Cinquantuno ragazzi delle medie di Crema sequestrati su un bus dirottato e dato alle fiamme. Cinquantuno ragazzi della nostra città.
“Avrebbero potuto essere i nostri figli”
Come sempre, ma questa volta un po’ di più.
E forse questa volta si tratta di un loro amico, conoscente, vicino di casa o parente.
Oggi le scuole della città sarebbero state in festa, una festa che è stata annullata. Per questo, ancor di più, dobbiamo dare loro delle spiegazioni come genitori, insegnanti, educatori.
Non l’avremmo voluta questa occasione per parlare con loro ma non possiamo tirarci indietro.
Di fronte a qualcosa che ci risulta difficile spiegare o ingiusto far accettare faremmo bene prima di tutto a stare ad ascoltare, a chiedere prima che a rispondere, a cercare di capire su quali vuoti si sono aperte le domande nella loro mente.
Forse noi siamo spaventati ma i nostri figli sono arrabbiati o confusi o viceversa o altro ancora.
Di fronte a qualcosa che smuove in noi emozioni profonde è importante capire quali sono quelle dei ragazzi che abbiamo di fronte per non rischiare di trasferire in loro le nostre e di parlare a noi stessi anziché a loro.
Se ci viene da piangere o da far trasparire che no, nemmeno noi saremmo pronti a gestire una cosa del genere possiamo dirlo.
Minimizzare, o peggio ancora mentire, con l’idea di tranquillizzare insegna solo a fuggire da ciò che fa paura e contribuisce a far sentire inadeguati di fronte a ciò che sembra troppo grande.
Diamo il buon esempio e prendiamo in mano le questioni anche se hanno le spine.
Piuttosto, se vogliamo preservarli e rendere questa verità più adeguata alla loro età risparmiamo loro i video e i dettagli violenti che già stanno girando.
Evitiamo di diffonderli perché più circolano più facilmente arriveranno sui loro telefonini.
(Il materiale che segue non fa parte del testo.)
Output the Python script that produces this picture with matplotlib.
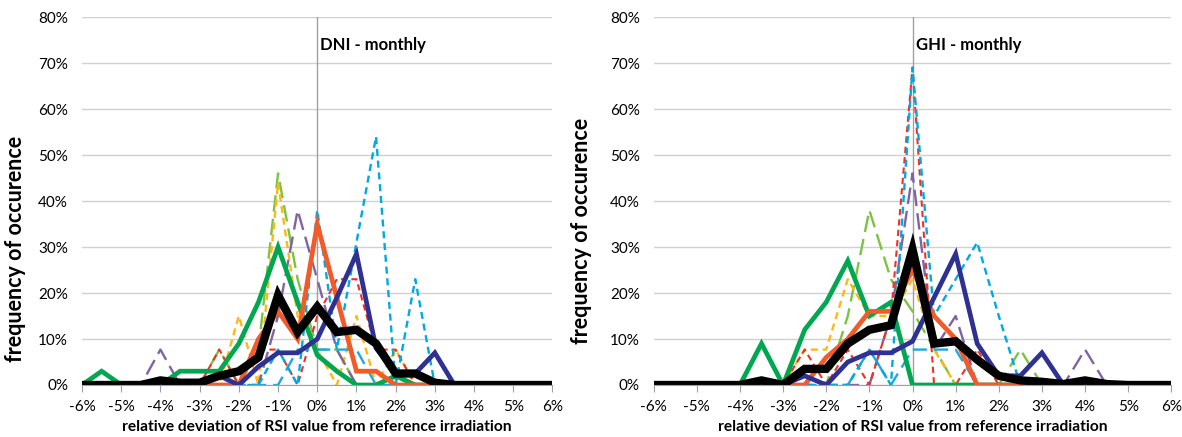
import matplotlib
matplotlib.use('Agg')
import matplotlib.pyplot as plt
from matplotlib.ticker import FuncFormatter

plt.rcParams['font.family'] = ['Lato', 'DejaVu Sans']

## deviation bins in %
dev = [-6, -5.5, -5, -4.5, -4, -3.5, -3, -2.5, -2, -1.5, -1, -0.5, 0,
       0.5, 1, 1.5, 2, 2.5, 3, 3.5, 4, 4.5, 5, 5.5, 6]

## DNI - monthly (frequency in %)
dni_green = [0, 3, 0, 0, 0, 3, 3, 3, 9, 18, 30, 18, 6.5, 3, 0, 0, 2, 0, 0, 0, 0, 0, 0, 0, 0]
dni_red = [0, 0, 0, 0, 0, 0, 0, 0, 0, 10, 16, 10, 35, 19, 3, 3, 0, 0, 0, 0, 0, 0, 0, 0, 0]
dni_navy = [0, 0, 0, 0, 0, 0, 0, 2, 0, 4, 7, 7, 10, 19, 28.5, 8, 2.5, 2.5, 7, 0, 0, 0, 0, 0, 0]
dni_black = [0, 0, 0, 0, 1, 0.5, 0.5, 2, 3, 6, 19.5, 11.5, 17, 11.5, 12, 9, 2.5, 2.5, 0.5, 0, 0, 0, 0, 0, 0]
dni_lgreen = [0, 0, 0, 0, 0, 0, 0, 7.7, 0, 7.7, 46, 23, 7.7, 7.7, 0, 0, 0, 0, 0, 0, 0, 0, 0, 0, 0]
dni_orange = [0, 0, 0, 0, 0, 0, 0, 0, 15, 0, 44, 15, 7.7, 0, 15, 0, 7.7, 0, 0, 0, 0, 0, 0, 0, 0]
dni_purple = [0, 0, 0, 0, 7.7, 0, 0, 0, 0, 0, 15, 38, 23, 7.7, 0, 0, 0, 0, 0, 0, 0, 0, 0, 0, 0]
dni_rdash = [0, 0, 0, 0, 0, 0, 0, 7.7, 0, 7.7, 7.7, 0, 15, 23, 23, 7.7, 7.7, 0, 0, 0, 0, 0, 0, 0, 0]
dni_blue = [0, 0, 0, 0, 0, 0, 0, 0, 0, 0, 7.7, 0, 38, 7.7, 31, 54, 0, 23, 0, 0, 0, 0, 0, 0, 0]
dni_blue2 = [0, 0, 0, 0, 0, 0, 0, 0, 0, 0, 0, 7.7, 7.7, 7.7, 7.7, 0, 0, 0, 0, 0, 0, 0, 0, 0, 0]

## GHI - monthly (frequency in %)
ghi_green = [0, 0, 0, 0, 0, 9, 0, 12, 18, 27, 15, 18, 0, 0, 0, 0, 0, 0, 0, 0, 0, 0, 0, 0, 0]
ghi_red = [0, 0, 0, 0, 0, 0, 0, 0, 6, 10, 16, 16, 25, 15, 10, 0, 0, 0, 0, 0, 0, 0, 0, 0, 0]
ghi_navy = [0, 0, 0, 0, 0, 0, 0, 2, 0, 5, 7, 7, 9.5, 19, 28.5, 9, 2, 2, 7, 0, 0, 0, 0, 0, 0]
ghi_black = [0, 0, 0, 0, 0, 1, 0, 3.5, 3.5, 9, 12, 13, 29.5, 9, 9.5, 5.5, 2, 1, 0.7, 0.2, 1, 0.2, 0, 0, 0]
ghi_lgreen = [0, 0, 0, 0, 0, 0, 0, 0, 0, 15, 38, 23, 16, 8, 0, 0, 0, 7.7, 0, 0, 0, 0, 0, 0, 0]
ghi_orange = [0, 0, 0, 0, 0, 0, 0, 7.7, 7.7, 23, 15, 15, 23, 7.7, 0, 0, 0, 0, 0, 0, 0, 0, 0, 0, 0]
ghi_purple = [0, 0, 0, 0, 0, 0, 0, 0, 0, 0, 0, 15, 46, 7.7, 15, 0, 0, 0, 0, 0, 7.7, 0, 0, 0, 0]
ghi_rdash = [0, 0, 0, 0, 0, 0, 0, 7.7, 0, 7.7, 0, 15, 69, 0, 0, 7.7, 0, 0, 0, 0, 0, 0, 0, 0, 0]
ghi_blue = [0, 0, 0, 0, 0, 0, 0, 0, 0, 0, 7.7, 0, 69, 15, 23, 31, 15, 0, 0, 0, 0, 0, 0, 0, 0]
ghi_blue2 = [0, 0, 0, 0, 0, 0, 0, 0, 0, 0, 7.7, 0, 7.7, 7.7, 7.7, 0, 0, 0, 0, 0, 0, 0, 0, 0, 0]

xticks = [-6, -5, -4, -3, -2, -1, 0, 1, 2, 3, 4, 5, 6]
yticks = [0, 10, 20, 30, 40, 50, 60, 70, 80]


def draw_panel(ax, series, title, ylab_pos):
    ## thin dashed lines first, thick solid lines on top
    lg, og, pu, rd, bl, bl2, gr, re, nv, bk = series
    ax.plot(dev, lg, color='#7DC242', lw=1.7, dashes=(7, 3))
    ax.plot(dev, og, color='#FDB913', lw=1.7, dashes=(3, 2))
    ax.plot(dev, pu, color='#8064A2', lw=1.7, dashes=(7, 3))
    ax.plot(dev, rd, color='#EE3124', lw=1.5, dashes=(3, 2))
    ax.plot(dev, bl2, color='#1FA7DE', lw=1.7, dashes=(6, 3))
    ax.plot(dev, bl, color='#00A9E0', lw=1.7, dashes=(3, 2))
    ax.plot(dev, gr, color='#00A650', lw=3.4, solid_joinstyle='miter')
    ax.plot(dev, re, color='#F15A29', lw=3.4, solid_joinstyle='miter')
    ax.plot(dev, nv, color='#2E3192', lw=3.4, solid_joinstyle='miter')
    ax.plot(dev, bk, color='black', lw=6, solid_joinstyle='miter')

    ax.set_xlim(-6, 6)
    ax.set_ylim(0, 80)
    ax.set_xticks(xticks)
    ax.set_yticks(yticks)
    ax.xaxis.set_major_formatter(FuncFormatter(lambda v, p: '%d%%' % v))
    ax.yaxis.set_major_formatter(FuncFormatter(lambda v, p: '%d%%' % v))
    ax.grid(axis='y', color='#D0D0D0', lw=1)
    ax.set_axisbelow(True)
    for s in ['top', 'right', 'left']:
        ax.spines[s].set_visible(False)
    ax.spines['bottom'].set_color('#A0A0A0')
    ax.axvline(0, color='#A0A0A0', lw=1, zorder=1)
    ax.tick_params(axis='x', direction='out', length=5, color='#A0A0A0',
                   labelsize=11, pad=6)
    ax.tick_params(axis='y', length=0, labelsize=11, pad=10)
    ax.set_xlabel('relative deviation of RSI value from reference irradiation',
                  fontsize=11.2, fontweight='bold', labelpad=4)
    ax.set_ylabel('frequency of occurence', fontsize=15.5, fontweight='bold')
    ax.yaxis.set_label_coords(ylab_pos[0], ylab_pos[1])
    ax.text(0.08, 74, title, fontsize=12, fontweight='bold', ha='left', va='center')


def main():
    fig = plt.figure(figsize=(11.82, 4.37), dpi=100)
    ax1 = fig.add_axes([0.0694, 0.119, 0.398, 0.842])
    ax2 = fig.add_axes([0.553, 0.119, 0.438, 0.842])

    draw_panel(ax1, [dni_lgreen, dni_orange, dni_purple, dni_rdash, dni_blue, dni_blue2,
                     dni_green, dni_red, dni_navy, dni_black], 'DNI - monthly', (-0.12, 0.37))
    draw_panel(ax2, [ghi_lgreen, ghi_orange, ghi_purple, ghi_rdash, ghi_blue, ghi_blue2,
                     ghi_green, ghi_red, ghi_navy, ghi_black], 'GHI - monthly', (-0.12, 0.42))

    fig.savefig('out.png', dpi=100)


if __name__ == '__main__':
    main()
E a questo proposito spieghiamo loro che il cellulare che tengono sempre in mano facendoci arrabbiare è un arma potente, con cui si può salvare la vita ai propri compagni di classe ma anche far rimbalzare messaggi di odio che prima o poi arriveranno anche agli occhi di una persona ferita o disturbata.
Spieghiamogli che loro non hanno colpe della follia altrui ma tutti siamo responsabili della società che costruiamo.
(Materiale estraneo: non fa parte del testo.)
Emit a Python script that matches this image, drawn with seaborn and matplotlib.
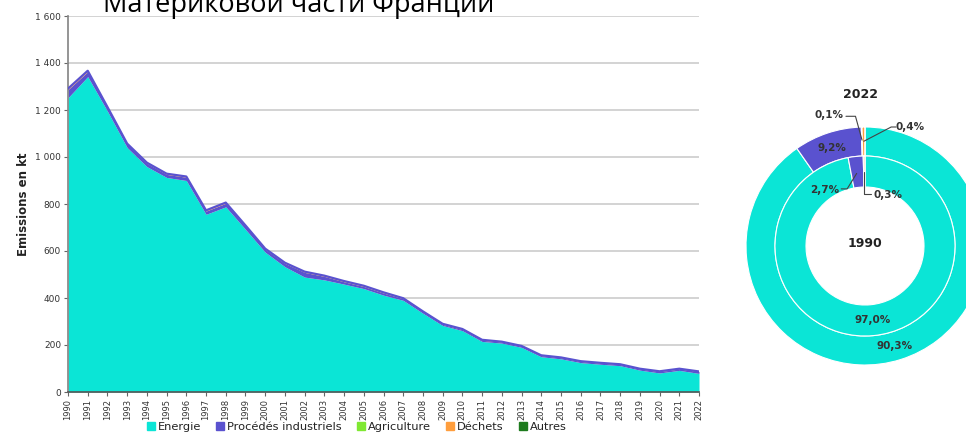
import numpy as np
import pandas as pd
import matplotlib
matplotlib.use("Agg")
from matplotlib import pyplot as plt
from matplotlib.lines import Line2D
import seaborn as sns

# emissions par secteur (kt)
years = list(range(1990, 2023))
energie = [1252, 1342, 1195, 1040, 959, 913, 900, 756, 788, 692, 595, 533, 489, 477, 459, 440,
           412, 390, 335, 283, 261, 215, 208, 190, 150, 141, 125, 118, 112, 93, 81, 92, 79]
procedes = [35, 21, 15, 14, 14, 13, 14, 14, 15, 14, 12, 14, 20, 15, 10, 9,
            9, 7, 6, 5, 5, 5, 5, 5, 5, 5, 5, 5, 5, 5, 6, 6, 8]
agriculture = [0.0, 0.0, 0.0, 0.0, 0.0, 0.0, 0.0, 0.0, 0.0, 0.0, 0.1, 0.1, 0.1, 0.1, 0.1, 0.1,
               0.1, 0.1, 0.1, 0.1, 0.1, 0.1, 0.1, 0.1, 0.1, 0.1, 0.1, 0.1, 0.1, 0.1, 0.1, 0.1, 0.1]
dechets = [4, 4, 3, 3, 3, 3, 3, 3, 3, 3, 3, 3, 3, 3, 3, 3,
           3, 2, 2, 2, 2, 2, 1, 1, 1, 1, 1, 1, 1, 1, 1, 1, 0.4]
autres = [0, 0, 0, 0, 0, 0, 0, 0, 0, 0, 0, 0, 0, 0, 0, 0,
          0, 0, 0, 0, 0, 0, 0, 0, 0, 0, 0, 0, 0, 0, 0, 0, 0]

secteurs = ["Energie", "Procédés industriels", "Agriculture", "Déchets", "Autres"]
couleurs = ["#0BE5D6", "#5A52CF", "#7FE832", "#FF9E3D", "#1E7B1E"]

# parts (%) pour les anneaux
parts_1990 = [97.0, 2.7, 0.0, 0.3, 0.0]
parts_2022 = [90.3, 9.2, 0.1, 0.4, 0.0]

yticks = [0, 200, 400, 600, 800, 1000, 1200, 1400, 1600]
ytick_labels = ["0", "200", "400", "600", "800", "1 000", "1 200", "1 400", "1 600"]

sns.set_theme(style="white")
plt.rcParams['font.family'] = ['DejaVu Sans']

W, H = 966, 440
fig = plt.figure(figsize=(W / 100, H / 100), dpi=100)

ax = fig.add_axes([68 / W, 1 - 392 / H, (699 - 68) / W, (392 - 16) / H])
ax.stackplot(years, energie, procedes, agriculture, dechets, autres, colors=couleurs,
             zorder=2, linewidth=0)
# bord haut du bloc "procédés" pour qu'il reste visible
haut = np.array(energie) + np.array(procedes) + np.array(agriculture) + np.array(dechets)
df = pd.DataFrame({"annee": years, "haut": haut})
sns.lineplot(data=df, x="annee", y="haut", ax=ax, color=couleurs[1], linewidth=1.6, zorder=3)
ax.set_xlim(1990, 2022)
ax.set_ylim(0, 1600)
ax.set_xlabel("")
ax.set_yticks(yticks)
ax.set_yticklabels(ytick_labels, fontsize=6.5, color="#333333")
ax.set_xticks(years)
ax.set_xticklabels([str(y) for y in years], rotation=90, fontsize=6, color="#333333")
ax.yaxis.grid(True, color="#cccccc", linewidth=1.2, zorder=0)
ax.set_axisbelow(True)
for s in ["top", "right"]:
    ax.spines[s].set_visible(False)
ax.spines["left"].set_color("#888888")
ax.spines["bottom"].set_color("#555555")
ax.spines["bottom"].set_linewidth(1.2)
ax.tick_params(axis="both", which="both", length=3, width=0.8, color="#666666", pad=2,
               left=True, bottom=True)
ax.set_ylabel("Emissions en kt", fontsize=8.5, fontweight="bold", color="#222222", labelpad=4)

# titre coupé en haut
fig.text(103 / W, 1 - 12 / H, "Материковой части Франции", fontsize=19.5,
         family=["Open Sans", "DejaVu Sans"], color="black", va="baseline", ha="left")

# légende
handles = [Line2D([], [], marker="s", linestyle="none", markersize=5.5, color=c) for c in couleurs]
fig.legend(handles, secteurs, loc="lower center", ncol=5, bbox_to_anchor=(357 / W, -0.005),
           frameon=False, fontsize=8.2, handlelength=0.6, handletextpad=0.3, columnspacing=1.4,
           labelcolor="#222222")

# anneaux 1990 / 2022
R = 119
cx, cy = 865, 246
pax = fig.add_axes([(cx - R) / W, 1 - (cy + R) / H, 2 * R / W, 2 * R / H])
pax.pie(parts_2022, radius=1.0, colors=couleurs, startangle=90, counterclock=False,
        wedgeprops=dict(width=29 / R, edgecolor="white", linewidth=0.8))
pax.pie(parts_1990, radius=90 / R, colors=couleurs, startangle=90, counterclock=False,
        wedgeprops=dict(width=31 / R, edgecolor="white", linewidth=0.8))
pax.set_xlim(-1, 1)
pax.set_ylim(-1, 1)
pax.set_aspect("equal")
pax.axis("off")

lab = dict(fontsize=7.5, fontweight="bold", color="#333333", ha="center", va="center")
pax.text(-0.04, 1.27, "2022", fontsize=9, fontweight="bold", color="#222222", ha="center", va="center")
pax.text(0.0, 0.02, "1990", fontsize=9, fontweight="bold", color="#222222", ha="center", va="center")
pax.text(-0.28, 0.82, "9,2%", **lab)
pax.text(-0.34, 0.47, "2,7%", **lab)
pax.text(-0.30, 1.10, "0,1%", **lab)
pax.text(0.38, 1.00, "0,4%", **lab)
pax.text(0.19, 0.43, "0,3%", **lab)
pax.text(0.06, -0.62, "97,0%", **lab)
pax.text(0.25, -0.84, "90,3%", **lab)

ln = dict(color="#444444", linewidth=0.8, clip_on=False)
pax.plot([-0.16, -0.08, -0.025], [1.09, 1.09, 0.89], **ln)
pax.plot([0.26, 0.22, -0.01], [1.0, 1.0, 0.88], **ln)
pax.plot([-0.01, -0.01, 0.05], [0.62, 0.44, 0.44], **ln)
pax.plot([-0.2, -0.15, -0.07], [0.48, 0.48, 0.61], **ln)

fig.savefig("out.png", dpi=100)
Se possiamo risparmiamo ai nostri ragazzi il can can politico che seguirà nei prossimi giorni, perché non imparino che le idee e gli ideali possano legittimare una qualsiasi forma di prevaricazione.
Ognuno userà questa vicenda a sostegno della propria tesi: gli immigrati non vanno integrati / se li avessimo integrati non sarebbe successo…
Credo che sia giusto e legittimo trasmettere ai nostri figli i valori in cui crediamo, anche quelli politici, eppure forse questa volta (e sicuramente fino ad una certa età) vale la pena di semplificare un po’ il loro mondo, di fare un passo indietro e partire da un concetto con cui noi siamo cresciuti e di cui stiamo privando questa generazione: esistono anche dei valori assoluti, ciò che è giusto e ciò che è sbagliato a prescindere.
In caso di fatti di cronaca come questo le motivazioni devono servire a noi adulti per capire dove stiamo sbagliando ma lasciamo ai giovani il privilegio di sapere che di fronte al male più importante della motivazione (che purtroppo spesso viene confusa con la giustificazione) è la giustizia.
Andiamo con loro al nocciolo di ciò che è giusto, solo arrivando lì possiamo insegnargli a ramificare un pensiero… che il nocciolo si sa, è sempre un seme.
Tra l’altro questa volta giustizia è stata fatta.
Sottolineiamo che le cose sono andate bene alla fine perché la struttura ha tenuto, che c’è chi è competente e addestrato per difenderci, che come figli e cittadini hanno delle persone a cui possono fare riferimento.
Certo questa vicenda insegna loro che la vita è imprevedibile e i pericoli spesso inevitabili, non dobbiamo negarglielo, ma possiamo mostrargli che in questa giungla non devono per forza armarsi o nascondersi perché non sono soli e affidarsi alle persone giuste può fare la differenza.
Se i nostri alunni o figli conoscono qualcuno dei ragazzi coinvolti diciamo loro che un messaggio è meglio di nulla ma un abbraccio è meglio di un messaggio.
E se non conoscono nessuno dei ragazzini che erano su quel pullman diciamo loro che comunque oggi in città nessuno festeggia in piazza come era previsto perché ciò che riguarda uno riguarda tutti.
E come ogni volta in cui sentiamo che i nostri ragazzi non sono al sicuro incrociamo le dita e rimaniamo accanto a loro nell’incertezza, non come chi conosce la strada ma come chi tiene la torcia.